Totalitarianism assumes the neutrality of science in its assertion of the "movement" or "progress". Arendt refers to scientism to describe this quality -- the arrogance of thinking that science should be used to prescribe human actions rather than merely to describe the natural world (or even to describe the human world).
Connection to Terror
Arendt argues that terror is the essence of totalitarian government. Terror is not the same thing as fear, the latter guides action in tyranny. Terror instead is the tool used to accelerate the progress of Nature or History.
"Terror freezes men in order to clear the way for the movement of Nature or History. It eliminates individuals for the sake of the species; it sacrifices men for the sake of mankind -- not only those who eventually become the victims of terror, but in fact all men insofar as this movement, with its own beginning and its own end, can only be hindered by the new beginning and the individual end which the life of each man eventually is." (97)
"Mankind, when organized in such a way that it marches with the movement of Nature or History, as if all men were only one men, accelerates the automatic movement of Nature or History to a speed which it could never reach alone. Practically speaking, this means that terror in all cases executes on the spot the death sentences which Nature has already pronounced on unfit races and individuals or which History has declared for dying classes and institutions, without waiting for the slower and less efficient elimination which would presumably be brought about anyhow." (98)
Unlike tyranny, totalitarianism does not have a principle of action, but instead only has a principle of movement -- namely, terror.
Unlike the tyrant, the totalitarian dictator does not believe that "he is a free agent with the power to execute his arbitrary will" and instead sees himself as "the executioner of laws higher than himself." (99)
Unlike one-state dictators (Lenin, Mussolini, Franco) Nazis (totalitarians) were not nationalists with imperialist aims; totalitarianism aims to bring all mankind under one head.
"What totalitarian rule therefore needs, instead of a principle of action, is a means to prepare individuals equally well for the role of executioner and the role of victim. This two-sided preparation, the substitute for a principle of action, is ideology." (101)
Terror is not restricted to totalitarianism, nor is ideology restricted to totalitarianism.
The content of ideologies (completely vacant in the case of racism, valuable in the case of socialism) does not matter when it is in the hands of totalitarian dictators.
"I call ideologies [...] isms that pretend to have found the key explanation for all the mysteries of life and the world.
Racism and anti-Semitism are not inherently ideologies; they become ideologies "only when it pretends to explain the whole course of history as being secretly maneuvered by the Jews, or covertly subject to an eternal race struggle, race mixture, whatnot." (101)
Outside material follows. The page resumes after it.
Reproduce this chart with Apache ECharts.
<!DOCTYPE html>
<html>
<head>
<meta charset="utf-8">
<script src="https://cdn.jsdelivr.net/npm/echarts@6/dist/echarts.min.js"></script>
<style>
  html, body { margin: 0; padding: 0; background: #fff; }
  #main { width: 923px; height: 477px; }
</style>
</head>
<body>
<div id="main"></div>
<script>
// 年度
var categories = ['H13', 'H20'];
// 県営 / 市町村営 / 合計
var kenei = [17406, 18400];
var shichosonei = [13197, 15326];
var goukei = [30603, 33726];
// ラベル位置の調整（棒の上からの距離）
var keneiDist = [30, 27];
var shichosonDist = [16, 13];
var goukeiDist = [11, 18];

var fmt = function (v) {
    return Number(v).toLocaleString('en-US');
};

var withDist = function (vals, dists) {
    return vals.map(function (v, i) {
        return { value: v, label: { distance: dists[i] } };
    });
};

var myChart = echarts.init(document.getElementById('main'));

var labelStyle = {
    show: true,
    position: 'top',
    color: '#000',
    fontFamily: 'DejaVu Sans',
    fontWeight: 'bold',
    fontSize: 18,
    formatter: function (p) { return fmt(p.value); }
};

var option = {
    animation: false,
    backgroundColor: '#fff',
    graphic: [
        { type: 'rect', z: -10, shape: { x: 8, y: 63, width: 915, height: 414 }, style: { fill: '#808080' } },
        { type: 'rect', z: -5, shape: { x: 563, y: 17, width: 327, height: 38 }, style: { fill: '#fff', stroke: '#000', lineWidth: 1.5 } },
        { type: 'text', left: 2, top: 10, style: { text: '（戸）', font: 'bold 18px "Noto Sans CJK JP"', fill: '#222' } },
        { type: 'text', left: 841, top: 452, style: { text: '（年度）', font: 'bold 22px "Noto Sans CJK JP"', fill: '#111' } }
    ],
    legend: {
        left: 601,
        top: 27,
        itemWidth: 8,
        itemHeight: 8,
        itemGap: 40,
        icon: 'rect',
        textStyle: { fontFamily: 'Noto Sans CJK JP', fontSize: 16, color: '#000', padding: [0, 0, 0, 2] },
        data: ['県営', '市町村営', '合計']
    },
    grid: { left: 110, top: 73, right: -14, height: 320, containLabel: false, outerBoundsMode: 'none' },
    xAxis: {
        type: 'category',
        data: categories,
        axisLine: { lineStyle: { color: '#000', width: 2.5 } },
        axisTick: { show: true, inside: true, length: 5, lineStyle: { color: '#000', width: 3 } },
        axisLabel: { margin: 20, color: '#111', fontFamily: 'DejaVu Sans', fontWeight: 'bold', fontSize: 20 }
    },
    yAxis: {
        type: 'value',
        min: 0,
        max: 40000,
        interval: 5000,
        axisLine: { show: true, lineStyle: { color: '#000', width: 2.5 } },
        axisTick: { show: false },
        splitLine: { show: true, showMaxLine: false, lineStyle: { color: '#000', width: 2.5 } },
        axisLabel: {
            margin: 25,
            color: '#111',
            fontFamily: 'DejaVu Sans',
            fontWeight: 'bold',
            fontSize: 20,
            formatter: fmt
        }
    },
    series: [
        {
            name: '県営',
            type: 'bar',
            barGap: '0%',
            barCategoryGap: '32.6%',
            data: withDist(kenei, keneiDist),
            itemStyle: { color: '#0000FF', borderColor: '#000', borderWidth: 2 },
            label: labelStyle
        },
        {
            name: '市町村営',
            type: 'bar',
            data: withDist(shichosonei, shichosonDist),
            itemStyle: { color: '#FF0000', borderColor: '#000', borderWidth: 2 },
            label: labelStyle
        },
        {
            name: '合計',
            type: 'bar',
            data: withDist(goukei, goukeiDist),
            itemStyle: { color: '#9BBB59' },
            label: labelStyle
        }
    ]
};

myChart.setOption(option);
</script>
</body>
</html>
Socialism and communism are also not inherently ideological, as long as they describe class struggles, promote justice for the underprivileged, fight for social improvement. They become ideologies "only when it pretends that all history is a struggle of classes, that the proletariat is bound by eternal laws to win this struggle, that a classless society will then come about, and that the state, finally, will wither away." (101)
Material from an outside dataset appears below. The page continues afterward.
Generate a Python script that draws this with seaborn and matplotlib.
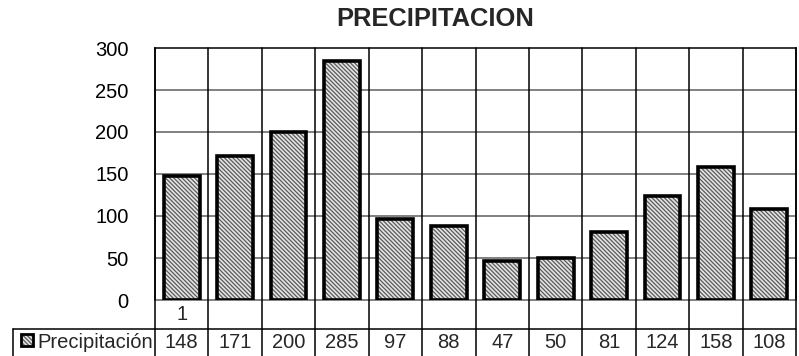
import matplotlib
matplotlib.use("Agg")
import matplotlib.pyplot as plt
import matplotlib.transforms as mtransforms
from matplotlib.patches import Rectangle
from matplotlib.lines import Line2D
import seaborn as sns
import pandas as pd

# Monthly precipitation
months = list(range(1, 13))
category_labels = ["1"] + [""] * 11
series_name = "Precipitación"
precip = [148, 171, 200, 285, 97, 88, 47, 50, 81, 124, 158, 108]
y_ticks = [0, 50, 100, 150, 200, 250, 300]

sns.set_theme(style="white")
plt.rcParams["font.family"] = ["Liberation Sans", "DejaVu Sans"]
plt.rcParams["hatch.linewidth"] = 0.9

W, H = 799, 356
fig = plt.figure(figsize=(W / 100, H / 100), dpi=100)

# plot area in pixels (left, top, right, bottom)
L, T, R, B = 155, 48, 796, 300
ax = fig.add_axes([L / W, 1 - B / H, (R - L) / W, (B - T) / H])

HATCH = "\\" * 8
FACE = "#e4e4e4"
STRIPE = "#5a5a5a"

df = pd.DataFrame({"mes": months, "valor": precip})
sns.barplot(data=df, x="mes", y="valor", color=FACE, saturation=1,
            width=0.67, ax=ax, zorder=3)

# hatch and heavy outline for each bar
for p in list(ax.patches):
    p.set_hatch(HATCH)
    p.set_edgecolor(STRIPE)
    p.set_linewidth(0)
    ax.add_patch(Rectangle(p.get_xy(), p.get_width(), p.get_height(),
                           fill=False, edgecolor="black", linewidth=2.6,
                           zorder=4, joinstyle="miter"))

ax.set_xlim(-0.5, len(months) - 0.5)
ax.set_ylim(0, 300)
ax.set_yticks(y_ticks)
ax.set_yticklabels([str(t) for t in y_ticks], fontsize=14.5, color="black")
ax.tick_params(axis="y", length=0, pad=19)
ax.set_xticks([])
ax.set_xlabel("")
ax.set_ylabel("")

for t in y_ticks[1:-1]:
    ax.axhline(t, color="#5e5e5e", linewidth=1.1, zorder=1)
for side in ["top", "left", "right"]:
    ax.spines[side].set_color("black")
    ax.spines[side].set_linewidth(1.1)
ax.spines["bottom"].set_color("#5e5e5e")
ax.spines["bottom"].set_linewidth(1.1)

# data table underneath
blend = mtransforms.blended_transform_factory(ax.transData, fig.transFigure)
def fy(py):
    return 1 - py / H

row_top = 329
for i in range(len(months) + 1):
    fig.add_artist(Line2D([i - 0.5, i - 0.5], [fy(T), fy(H + 2)], transform=blend,
                          color="black", linewidth=1.1, clip_on=False))
fig.add_artist(Line2D([13 / W, R / W], [fy(row_top), fy(row_top)],
                      transform=fig.transFigure, color="black", linewidth=1.1))
fig.add_artist(Line2D([13 / W, 13 / W], [fy(row_top), fy(H + 2)],
                      transform=fig.transFigure, color="black", linewidth=1.1))

for i, lab in enumerate(category_labels):
    if lab:
        fig.text(i, fy(315), lab, transform=blend, ha="center", va="center",
                 fontsize=14.5)
for i, v in enumerate(precip):
    fig.text(i, fy(343), str(v), transform=blend, ha="center", va="center",
             fontsize=14.5)

# legend key in the table
fig.add_artist(Rectangle((21 / W, fy(346)), 12 / W, 12 / H,
                         transform=fig.transFigure, facecolor=FACE,
                         edgecolor=STRIPE, hatch=HATCH, linewidth=0))
fig.add_artist(Rectangle((21 / W, fy(346)), 12 / W, 12 / H,
                         transform=fig.transFigure, fill=False,
                         edgecolor="black", linewidth=2))
fig.text(37 / W, fy(343), series_name, ha="left", va="center", fontsize=14.5)

fig.text(435 / W, fy(19), "PRECIPITACION", ha="center", va="center",
         fontsize=18.4, fontweight="bold")

fig.savefig("out.png", dpi=100)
Ideologies are arrogant and separate from actual experiences.
Ideologies erase pluralism and force consistency in belief and in a systematic narrative of everything as a whole.
"Terror is needed in order to make the world consistent and keep it that way; to dominate human beings to the point where they lose, with their spontaneity, the specifically human unpredictability of thought and action." (101)
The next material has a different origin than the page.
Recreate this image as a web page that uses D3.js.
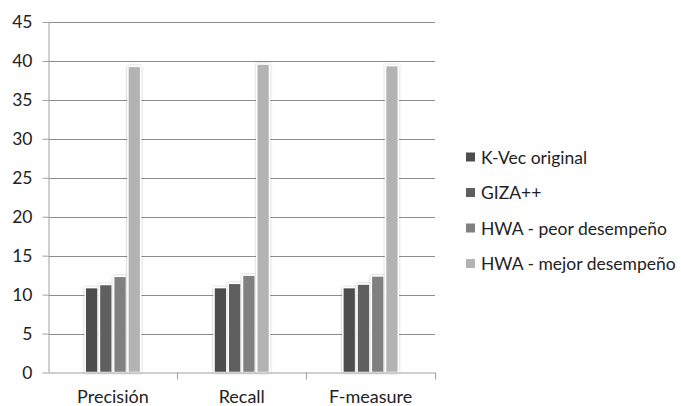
<!DOCTYPE html>
<html><head><meta charset="utf-8">
<script src="https://cdn.jsdelivr.net/npm/d3@7/dist/d3.min.js"></script>
<style>
html,body{margin:0;padding:0;background:#fff;}
svg text{font-family:Lato, "Open Sans", sans-serif;fill:#222;}
</style></head>
<body><svg id="chart" width="681" height="406"></svg>
<script>
const categories = ["Precisión", "Recall", "F-measure"];
const seriesNames = ["K-Vec original", "GIZA++", "HWA - peor desempeño", "HWA - mejor desempeño"];
const kvec = [10.9, 10.9, 10.9];
const giza = [11.3, 11.45, 11.35];
const hwaPeor = [12.35, 12.5, 12.4];
const hwaMejor = [39.3, 39.6, 39.4];
const yTicks = [0, 5, 10, 15, 20, 25, 30, 35, 40, 45];
const colors = ["#4d4d4d", "#5e5e5e", "#808080", "#b3b3b3"];

(function(){
const series = [kvec, giza, hwaPeor, hwaMejor];
const svg = d3.select("#chart");
const mLeft = 48.5, mRight = 435, mTop = 22, mBottom = 372.5;

const defs = svg.append("defs");
const f = defs.append("filter").attr("id","sh").attr("x","-30%").attr("y","-10%").attr("width","160%").attr("height","120%");
f.append("feDropShadow").attr("dx",0).attr("dy",0).attr("stdDeviation",1.2).attr("flood-color","#000").attr("flood-opacity",0.35);

const y = d3.scaleLinear().domain([0,45]).range([mBottom, mTop]);
const x0 = d3.scaleBand().domain(categories).range([mLeft, mRight]).paddingInner(0.558).paddingOuter(0.279);
const x1 = d3.scaleBand().domain(d3.range(4)).range([0, x0.bandwidth()]).padding(0);

svg.append("g").selectAll("line").data(yTicks.filter(d=>d>0)).join("line")
  .attr("x1", mLeft).attr("x2", mRight)
  .attr("y1", d=>Math.round(y(d))+0.5).attr("y2", d=>Math.round(y(d))+0.5)
  .attr("stroke", "#8c8c8c").attr("stroke-width",1);

const yAxis = d3.axisLeft(y).tickValues(yTicks).tickSize(6).tickPadding(10);
const gy = svg.append("g").attr("transform",`translate(${mLeft},0)`).call(yAxis);
gy.select(".domain").attr("stroke","#a0a0a0").attr("d", `M0.5,${mTop}V${mBottom}`);
gy.selectAll(".tick line").attr("stroke","#a0a0a0");
gy.selectAll(".tick text").attr("font-size", 17.5).attr("fill","#222").style("font-family","Lato");

const groups = svg.append("g").selectAll("g").data(categories).join("g")
  .attr("transform", c => `translate(${x0(c)},0)`);
groups.selectAll("rect").data((c,i)=>series.map((s,j)=>({j, v:s[i]}))).join("rect")
  .attr("x", d=>x1(d.j)+0.75).attr("width", x1.bandwidth()-1.5)
  .attr("y", d=>y(d.v)).attr("height", d=>mBottom - y(d.v))
  .attr("fill", d=>colors[d.j]).attr("stroke","#fff").attr("stroke-width",1.5)
  .attr("filter","url(#sh)");

const xAxisScale = d3.scaleLinear().domain([0,3]).range([mLeft,mRight]);
const gx = svg.append("g");
gx.append("line").attr("x1",mLeft).attr("x2",mRight).attr("y1",mBottom+0.5).attr("y2",mBottom+0.5).attr("stroke","#a0a0a0");
gx.selectAll("line.t").data([1,2,3]).join("line").attr("class","t")
  .attr("x1",d=>Math.round(xAxisScale(d))+0.5).attr("x2",d=>Math.round(xAxisScale(d))+0.5)
  .attr("y1",mBottom).attr("y2",mBottom+7).attr("stroke","#a0a0a0");
gx.selectAll("text").data(categories).join("text")
  .attr("x", c=>x0(c)+x0.bandwidth()/2).attr("y", 403)
  .attr("text-anchor","middle").attr("font-size",18).text(d=>d);

const lg = svg.append("g").selectAll("g").data(seriesNames).join("g")
  .attr("transform",(d,i)=>`translate(466,${157.5 + i*35.5})`);
lg.append("rect").attr("x",0).attr("y",-5).attr("width",9).attr("height",9).attr("fill",(d,i)=>colors[i]);
lg.append("text").attr("x",15).attr("y",0).attr("dy","0.36em").attr("font-size",17.5).text(d=>d);
})();
</script></body></html>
Resistance, Self-Interest, and "Truth"
The chief resisting factors to totalitarian regimes are (1) unpredictability and unreliability of man, and (2) inconsistency of human world. (102)
Combined, these two factors make it necessary for any ideology that seeks to change the world in its image (regardless of content) to totally and reliably dominate man.
Not only must the totalitarian ruler dominate the people within his own state, but must also dominate non-totalitarian state, because they are a threat to the believability of the ideology. Totalitarianism cannot survive unless the whole world comes under the totalitarian regime's control. And this presents a new and unprecedented danger for the human world.
Neglect for self-interest -- Lust for power doesn't cut it as an psychological explanation: "Why should lust for power, [...], suddenly transcend all previously known limitations of self-interest and utility and attempt not only to dominate men as they are, but also to change their very nature; not only to kill innocent and harmless bystanders, but to do this even when such murder is an obstacle, rather than an advantage, to the accumulation of power?" (103)
Totalitarians are motivated by a warped lesson from Western philosophy: that reality determines truth. If this is the case, then he who determines reality determines truth. Nazism aimed to change the race reality of the world, not reflect it, and thereby sought to create truth. Stalinism aimed to change the class reality of the world, and to create that new truth. "totalitarianism has concluded from this that we can fabricate truth insofar as we can fabricate reality; that we do not have to wait until reality unveils itself and shows us its true face, but can bring into reality whose structures will be known to us from the beginning because the whole thing is our product." (103)
In this way "logic" and "reason" were the purported tools of Stalin and Hitler.
Isolation and Collective Action
Why do people, many people, go along with totalitarianism?
The first answer has to do with what is desirable about the ideology -- not its racism or classism, because the content is not the most defining feature of totalitarian mindsets -- but instead, it's the promise logicality. Defenders believe themselves to be pursuing the pure line of logical progress, and they are comforted by that "that nothing can ever happen to them anymore, and they are saved." (104)
But Arendt's core response to this question is that totalitarianism is made possible by conditions of social and political isolation or atomism, which she argues had already shaped the environments in interwar Soviet and German societies. Stalin and Hitler utilized this isolation and created additional isolation through their terror machines and administrations.
"By the terms "atomized society" and "isolated indivudals" we mean a state of affairs where people live together without having anything in common, without sharing some visible, tangible realm of the world." (105)
Totalitarianism remains a threat so long as we live isolated from other men and do not act in concert with them.
"Logicality is what appeals to isolated human beings, for man -- in complete solitude, without any contact with his fellow-men and therefore without any real possibility of experience -- has nothing else he can fall back on but the most abstract rules of reasoning." (105)
Arendt Review Questions:
What is the difference between power, strength, and force?
Why is Arendt invested in the existence of power?
What causes power to exist, and why does it depend on other people?
What is wrong with the private realm invading the public realm?
What is the difference between totalitarianism and tyranny or one-state dictatorship?
What are the conditions in which totalitarian governments can arise?
What is it that combats totalitarian regimes?
What is the relationship of totalitarianism to truth or reason?